Kim Yeong-mu (1944-2001) was a South Korean poet, literary critic and translator.
1. Life
Kim Yeong-mu was born in 1944 in Paju, near Seoul. After earning his B.A. and M.A. from the English department of Seoul National University, he received his Ph.D. from the English department of SUNY at Stony Brook with a dissertation on George Eliot. He became a professor of English literature at Seoul National University in 1981.
Kim made his literary debut in 1975 with the critical essay "Yiyuksaron" (이육사론 On Yi Yuksa), published in the quarterly Changbi. He published a number of translations from English, including a volume of translations of poems by William Blake, and several works on religious themes. Together with Brother Anthony, he translated and published poems by Cheon Sang-byeong, Kim Kwang-Kyu, So Chong-ju, and Shin Kyeong-nim, as well as Ko Un. He began to write his own poems in 1991 and published three volumes. His last collection, Gasang hyeonsil (가상현실 Virtual Reality), which centered on his struggle with cancer, received the 2001 Baek Seok Literary Award. He died on November 26, 2001.
2. Writing
Kim published a volume of personal essays, Jebikkoche neoreul bomyeo (제비꽃에 너를 보며) in 1988, and a volume of literary criticism, Siui eoneowa salui eoneo (시의 언어와 삶의 언어 The Language of Poetry and the Language of Life) in 1990, which received the prize for criticism at the 1991 Republic of Korea Literary Awards.

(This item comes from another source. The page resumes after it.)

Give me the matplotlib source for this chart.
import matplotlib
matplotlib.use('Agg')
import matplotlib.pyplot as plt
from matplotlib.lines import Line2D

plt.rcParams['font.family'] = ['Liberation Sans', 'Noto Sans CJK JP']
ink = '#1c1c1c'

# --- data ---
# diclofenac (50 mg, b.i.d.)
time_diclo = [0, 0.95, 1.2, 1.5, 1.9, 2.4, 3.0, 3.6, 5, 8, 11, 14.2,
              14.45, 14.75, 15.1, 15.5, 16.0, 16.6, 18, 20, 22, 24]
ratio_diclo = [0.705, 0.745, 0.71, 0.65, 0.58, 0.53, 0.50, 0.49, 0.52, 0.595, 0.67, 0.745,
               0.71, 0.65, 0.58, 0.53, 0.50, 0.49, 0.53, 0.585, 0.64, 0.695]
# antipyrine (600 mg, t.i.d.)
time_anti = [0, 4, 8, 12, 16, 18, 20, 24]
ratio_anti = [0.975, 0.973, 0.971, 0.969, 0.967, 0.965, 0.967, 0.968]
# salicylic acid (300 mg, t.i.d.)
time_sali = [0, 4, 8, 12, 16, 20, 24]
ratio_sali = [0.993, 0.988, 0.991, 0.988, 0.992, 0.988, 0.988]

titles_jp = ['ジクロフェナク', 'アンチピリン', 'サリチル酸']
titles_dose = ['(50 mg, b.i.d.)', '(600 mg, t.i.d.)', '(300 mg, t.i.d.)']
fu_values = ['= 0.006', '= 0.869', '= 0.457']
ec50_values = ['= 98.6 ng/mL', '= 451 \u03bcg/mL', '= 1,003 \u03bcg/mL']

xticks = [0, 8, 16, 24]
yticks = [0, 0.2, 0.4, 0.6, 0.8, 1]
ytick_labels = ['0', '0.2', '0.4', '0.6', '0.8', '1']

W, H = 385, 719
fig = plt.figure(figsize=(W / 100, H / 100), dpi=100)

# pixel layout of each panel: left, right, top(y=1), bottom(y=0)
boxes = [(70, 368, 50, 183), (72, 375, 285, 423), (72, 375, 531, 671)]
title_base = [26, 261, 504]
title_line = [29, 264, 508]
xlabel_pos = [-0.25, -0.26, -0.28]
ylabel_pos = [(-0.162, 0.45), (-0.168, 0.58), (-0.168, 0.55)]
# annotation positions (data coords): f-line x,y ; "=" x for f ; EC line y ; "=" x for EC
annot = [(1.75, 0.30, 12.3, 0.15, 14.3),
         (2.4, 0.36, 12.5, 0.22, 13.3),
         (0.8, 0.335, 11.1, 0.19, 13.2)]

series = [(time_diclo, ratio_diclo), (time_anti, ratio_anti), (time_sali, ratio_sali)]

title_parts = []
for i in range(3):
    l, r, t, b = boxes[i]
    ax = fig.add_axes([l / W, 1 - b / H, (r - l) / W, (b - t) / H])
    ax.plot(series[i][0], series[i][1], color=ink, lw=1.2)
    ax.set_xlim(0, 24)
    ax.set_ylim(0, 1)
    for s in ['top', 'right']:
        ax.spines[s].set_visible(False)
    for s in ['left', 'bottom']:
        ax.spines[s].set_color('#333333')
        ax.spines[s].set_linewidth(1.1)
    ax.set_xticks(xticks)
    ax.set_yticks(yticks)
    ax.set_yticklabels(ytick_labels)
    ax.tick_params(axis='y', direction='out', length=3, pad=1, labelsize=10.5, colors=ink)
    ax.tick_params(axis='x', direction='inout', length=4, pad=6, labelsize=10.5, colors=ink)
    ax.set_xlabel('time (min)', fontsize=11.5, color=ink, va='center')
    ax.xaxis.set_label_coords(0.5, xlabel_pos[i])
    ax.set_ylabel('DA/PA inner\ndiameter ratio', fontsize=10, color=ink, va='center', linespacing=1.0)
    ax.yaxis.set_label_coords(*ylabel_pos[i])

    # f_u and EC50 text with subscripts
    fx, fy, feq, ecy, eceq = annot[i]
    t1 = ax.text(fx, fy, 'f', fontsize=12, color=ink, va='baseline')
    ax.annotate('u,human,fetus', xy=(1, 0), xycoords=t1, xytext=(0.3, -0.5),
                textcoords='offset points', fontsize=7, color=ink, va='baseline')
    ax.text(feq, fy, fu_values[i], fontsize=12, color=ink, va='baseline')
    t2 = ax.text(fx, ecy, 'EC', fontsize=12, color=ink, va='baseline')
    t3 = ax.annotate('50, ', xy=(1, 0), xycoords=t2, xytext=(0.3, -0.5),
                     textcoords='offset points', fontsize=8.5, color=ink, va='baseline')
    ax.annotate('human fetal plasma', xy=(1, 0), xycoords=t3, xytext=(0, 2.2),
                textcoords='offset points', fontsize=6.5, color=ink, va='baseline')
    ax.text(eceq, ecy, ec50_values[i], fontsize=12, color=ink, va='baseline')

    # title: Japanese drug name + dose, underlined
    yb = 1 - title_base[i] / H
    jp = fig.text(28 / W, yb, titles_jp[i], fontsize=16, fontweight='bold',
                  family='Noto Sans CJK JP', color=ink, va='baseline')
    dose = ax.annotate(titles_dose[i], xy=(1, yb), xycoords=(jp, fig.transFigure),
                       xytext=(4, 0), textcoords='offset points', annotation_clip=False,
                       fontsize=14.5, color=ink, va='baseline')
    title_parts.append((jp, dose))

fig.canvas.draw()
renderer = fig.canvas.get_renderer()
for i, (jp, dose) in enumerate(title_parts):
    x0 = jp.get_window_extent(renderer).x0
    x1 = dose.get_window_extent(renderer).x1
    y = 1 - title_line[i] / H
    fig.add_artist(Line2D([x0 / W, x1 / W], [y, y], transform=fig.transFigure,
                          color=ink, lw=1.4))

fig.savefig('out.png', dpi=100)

In 1991, during a 2-year stay as visiting professor in Toronto, he began to publish poems in a local Korean-language newspaper. The following year, he and five others published a collection of their poems in Toronto: Eoreumbi on daeum nal (얼음비 온 다음 날 The Morning After the Hail). His first volume of poems to be published in Korea, Saekdong danpungsupeul noraehara (색동 단풍숲을 노래하라 Sing of the Colors of the Autumn Forest), appeared in May 1993. A second volume, Saneun saesorimajeo ssaa duji anneunguna (산은 새소리마저 쌓아 두지 않는구나 The Mountains Do Not Even Keep Birdsong), was published while he was still in hospital recovering from an operation for lung cancer in August 1998.
Kim and his family spent a year in Perth, Australia in 1999-2000 and his third volume, Virtual Reality, including poems inspired by his illness and others about Australia, was published in April 2001. It earned him the Baek Seok Literary Award, which his widow received in his place, four days after his death. In the acceptance speech he prepared for the Baek Seok award ceremony, he described how he had begun to find poems arising in him after seeing, in the church of a monastery outside Toronto, a crucifix on which was hung an image, not of the human body of Jesus but of the green globe of the natural creation, crowned with thorns and bleeding. This image, combining his own ecological concerns and his Catholic faith, deeply impressed him and the sight of it served as a moment of epiphany.